Scottish artist (1934–2005)

Mark Boyle (11 May 1934 – 4 May 2005) was a Scottish artist born in Glasgow and known for his work in the cultural UK Underground of the 1960s around the Traverse Theatre, and from 1985 exhibited with Joan Hills and their children Sebastian and Georgia as Boyle Family.

Boyle and Hills created multimedia works in the 1960s under the names Institute of Contemporary Archaeology and The Seminal Laboratory.

Although Boyle Family have worked across a wide range of different media (including painting, photography, sculpture, film, projection, sound recordings and drawing), they are perhaps best known for their Earth studies. These pictures – highly accurate painted casts that operate somewhere between painting and sculpture – involve the meticulous re-creation of randomly chosen areas of the Earth's surface using resin and fibreglass (as well as real materials collected from the original site) and have been exhibited internationally. Past shows have included the British Pavilion at the XXXIX Venice Biennale in 1978, the Institute of Contemporary Art, Boston in 1982, Beyond Image - Boyle Family (Hayward Gallery, London) in 1986 and Boyle Family (Scottish National Gallery of Modern Art, Edinburgh) - a major retrospective held in 2003.

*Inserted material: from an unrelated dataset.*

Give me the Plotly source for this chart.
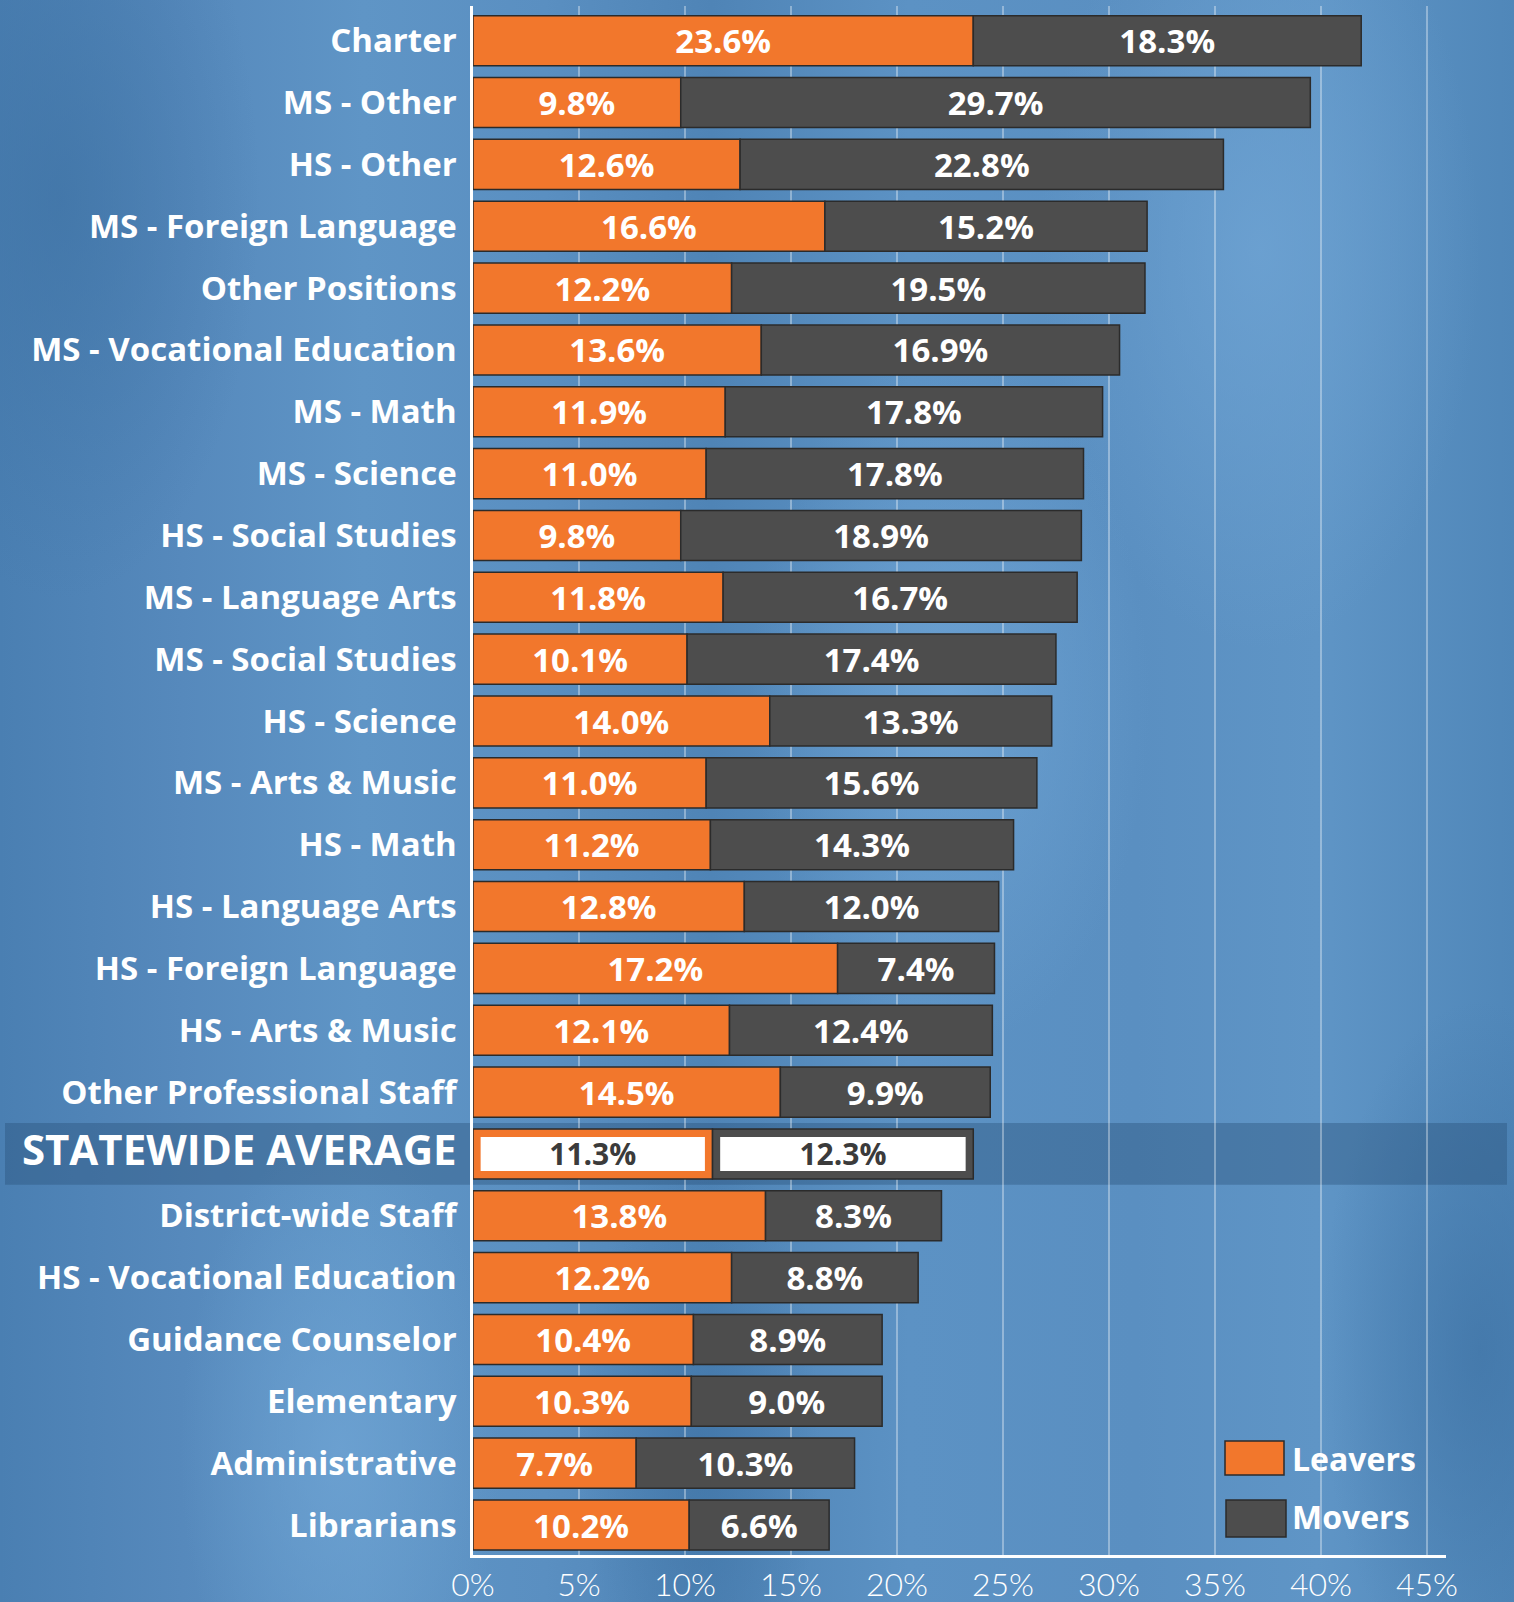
import base64
import plotly.graph_objects as go

categories = [
    "Charter", "MS - Other", "HS - Other", "MS - Foreign Language", "Other Positions",
    "MS - Vocational Education", "MS - Math", "MS - Science", "HS - Social Studies",
    "MS - Language Arts", "MS - Social Studies", "HS - Science", "MS - Arts & Music",
    "HS - Math", "HS - Language Arts", "HS - Foreign Language", "HS - Arts & Music",
    "Other Professional Staff", "STATEWIDE AVERAGE", "District-wide Staff",
    "HS - Vocational Education", "Guidance Counselor", "Elementary", "Administrative",
    "Librarians",
]
leavers = [23.6, 9.8, 12.6, 16.6, 12.2, 13.6, 11.9, 11.0, 9.8, 11.8, 10.1, 14.0, 11.0,
           11.2, 12.8, 17.2, 12.1, 14.5, 11.3, 13.8, 12.2, 10.4, 10.3, 7.7, 10.2]
movers = [18.3, 29.7, 22.8, 15.2, 19.5, 16.9, 17.8, 17.8, 18.9, 16.7, 17.4, 13.3, 15.6,
          14.3, 12.0, 7.4, 12.4, 9.9, 12.3, 8.3, 8.8, 8.9, 9.0, 10.3, 6.6]
x_ticks = [0, 5, 10, 15, 20, 25, 30, 35, 40, 45]
series_names = ["Leavers", "Movers"]

AVG = "STATEWIDE AVERAGE"
avg_i = categories.index(AVG)

ORANGE = "#f2772c"
GRAY = "#4d4d4d"
OUTLINE = "#2b2b2b"
FONT = "Open Sans"

# background texture (svg gradients)
svg = """<svg xmlns='http://www.w3.org/2000/svg' width='1514' height='1602' viewBox='0 0 1514 1602'>
<defs>
<linearGradient id='g' x1='0' y1='0' x2='1' y2='0'>
<stop offset='0' stop-color='#4a7fb2'/>
<stop offset='0.12' stop-color='#5689bc'/>
<stop offset='0.24' stop-color='#5f95c6'/>
<stop offset='0.36' stop-color='#5a8fc1'/>
<stop offset='0.47' stop-color='#4f84b6'/>
<stop offset='0.6' stop-color='#5c92c4'/>
<stop offset='0.75' stop-color='#5a8fc1'/>
<stop offset='0.87' stop-color='#5f95c6'/>
<stop offset='1' stop-color='#5087b9'/>
</linearGradient>
<radialGradient id='r1' cx='0.5' cy='0.5' r='0.5'>
<stop offset='0' stop-color='#6ea3d3' stop-opacity='0.8'/>
<stop offset='1' stop-color='#6ea3d3' stop-opacity='0'/>
</radialGradient>
<radialGradient id='r2' cx='0.5' cy='0.5' r='0.5'>
<stop offset='0' stop-color='#3f73a5' stop-opacity='0.7'/>
<stop offset='1' stop-color='#3f73a5' stop-opacity='0'/>
</radialGradient>
</defs>
<rect width='1514' height='1602' fill='url(#g)'/>
<ellipse cx='340' cy='1450' rx='160' ry='320' fill='url(#r1)'/>
<ellipse cx='700' cy='1450' rx='120' ry='300' fill='url(#r2)'/>
<ellipse cx='60' cy='200' rx='200' ry='400' fill='url(#r2)'/>
<ellipse cx='1260' cy='250' rx='220' ry='400' fill='url(#r1)'/>
<ellipse cx='1480' cy='1350' rx='160' ry='350' fill='url(#r2)'/>
<ellipse cx='950' cy='700' rx='200' ry='350' fill='url(#r1)'/>
</svg>"""
bg_uri = "data:image/svg+xml;base64," + base64.b64encode(svg.encode()).decode()

W, H = 1514, 1602
L, R, T, B = 473, 68, 6, 47
pw, ph = W - L - R, H - T - B
XMAX = 45.9

def fmt(v):
    return f"{v:.1f}%"

lv_text = ["" if c == AVG else fmt(v) for c, v in zip(categories, leavers)]
mv_text = ["" if c == AVG else fmt(v) for c, v in zip(categories, movers)]

BAR_W = 0.81
INSET_W = 0.55
INSET_X = 0.36
TXT = 33

fig = go.Figure()
fig.add_trace(go.Bar(
    name=series_names[0], y=categories, x=leavers, base=[0] * len(leavers),
    orientation="h", width=BAR_W, marker=dict(color=ORANGE, line=dict(color=OUTLINE, width=1.5)),
    text=lv_text, textposition="inside", insidetextanchor="middle", textangle=0,
    constraintext="none", textfont=dict(family=FONT, size=TXT, color="white", weight="bold"),
    showlegend=False,
))
fig.add_trace(go.Bar(
    name=series_names[1], y=categories, x=movers, base=leavers,
    orientation="h", width=BAR_W, marker=dict(color=GRAY, line=dict(color=OUTLINE, width=1.5)),
    text=mv_text, textposition="inside", insidetextanchor="middle", textangle=0,
    constraintext="none", textfont=dict(family=FONT, size=TXT, color="white", weight="bold"),
    showlegend=False,
))
# statewide average: outlined boxes with white fill
fig.add_trace(go.Bar(
    y=[AVG, AVG],
    x=[leavers[avg_i] - 2 * INSET_X, movers[avg_i] - 2 * INSET_X],
    base=[INSET_X, leavers[avg_i] + INSET_X],
    orientation="h", width=INSET_W, marker=dict(color="white", line=dict(width=0)),
    text=[fmt(leavers[avg_i]), fmt(movers[avg_i])], textposition="inside",
    insidetextanchor="middle", textangle=0, constraintext="none",
    textfont=dict(family=FONT, size=30, color="#3b3b3b", weight=700),
    showlegend=False, hoverinfo="skip",
))
fig.update_traces(selector=dict(type="bar"), cliponaxis=False)

ticktext = [f"<span style='font-size:42px'>{c}</span>" if c == AVG else c for c in categories]

shapes = [
    dict(type="rect", xref="paper", yref="y", x0=(5 - L) / pw, x1=(1507 - L) / pw,
         y0=avg_i - 0.5, y1=avg_i + 0.5, fillcolor="rgba(40,78,118,0.38)",
         line=dict(width=0), layer="below"),
    # legend swatches
    dict(type="rect", xref="paper", yref="paper", x0=(1225 - L) / pw, x1=(1284 - L) / pw,
         y0=(H - B - 1475) / ph, y1=(H - B - 1441) / ph, fillcolor=ORANGE,
         line=dict(color=OUTLINE, width=1.5)),
    dict(type="rect", xref="paper", yref="paper", x0=(1226 - L) / pw, x1=(1286 - L) / pw,
         y0=(H - B - 1537) / ph, y1=(H - B - 1500) / ph, fillcolor=GRAY,
         line=dict(color=OUTLINE, width=1.5)),
]
annotations = [
    dict(xref="paper", yref="paper", x=(1290 - L) / pw, y=(H - B - 1458) / ph,
         text=series_names[0], showarrow=False, xanchor="left", yanchor="middle",
         font=dict(family=FONT, size=32, color="white", weight="bold")),
    dict(xref="paper", yref="paper", x=(1290 - L) / pw, y=(H - B - 1516) / ph,
         text=series_names[1], showarrow=False, xanchor="left", yanchor="middle",
         font=dict(family=FONT, size=32, color="white", weight="bold")),
]

fig.update_layout(
    width=W, height=H,
    margin=dict(l=L, r=R, t=T, b=B),
    barmode="overlay",
    paper_bgcolor="#5a8fc1",
    plot_bgcolor="rgba(0,0,0,0)",
    showlegend=False,
    shapes=shapes,
    annotations=annotations,
    images=[dict(source=bg_uri, xref="paper", yref="paper", x=-L / pw, y=1 + T / ph,
                 sizex=W / pw, sizey=H / ph, sizing="stretch", xanchor="left",
                 yanchor="top", layer="below")],
    xaxis=dict(
        range=[0, XMAX], tickvals=x_ticks, ticktext=[f"{t}%" for t in x_ticks],
        showgrid=True, gridcolor="rgba(255,255,255,0.35)", gridwidth=2,
        zeroline=False, showline=True, linecolor="white", linewidth=3,
        tickfont=dict(family="Lato", size=32, color="white", weight=300),
        ticks="", fixedrange=True, automargin=False,
    ),
    yaxis=dict(
        type="category", categoryorder="array", categoryarray=categories,
        tickvals=categories, ticktext=ticktext,
        range=[24.485, -0.561], showgrid=False, zeroline=False,
        showline=True, linecolor="white", linewidth=2.5,
        ticks="outside", ticklen=7, tickcolor="rgba(0,0,0,0)",
        tickfont=dict(family=FONT, size=33, color="white", weight="bold"),
        fixedrange=True, automargin=False,
    ),
)

fig.write_html(
    "out.html",
    config={"displayModeBar": False},
    post_script="document.body.style.margin='0';document.body.style.overflow='hidden';",
)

In addition to developing highly original casting techniques, Mark Boyle and Joan Hills also pioneered the use of liquid light shows during the 1960s. These projections played a seminal role in the development of the counter-culture of the period. The light environments were used to accompany stage performances by such artists as Jimi Hendrix and jazz-rock pioneers Soft Machine.

Amongst others he collaborated with are George Brecht, Peter Schmidt (artist), Cornelius Cardew, and John Tilbury.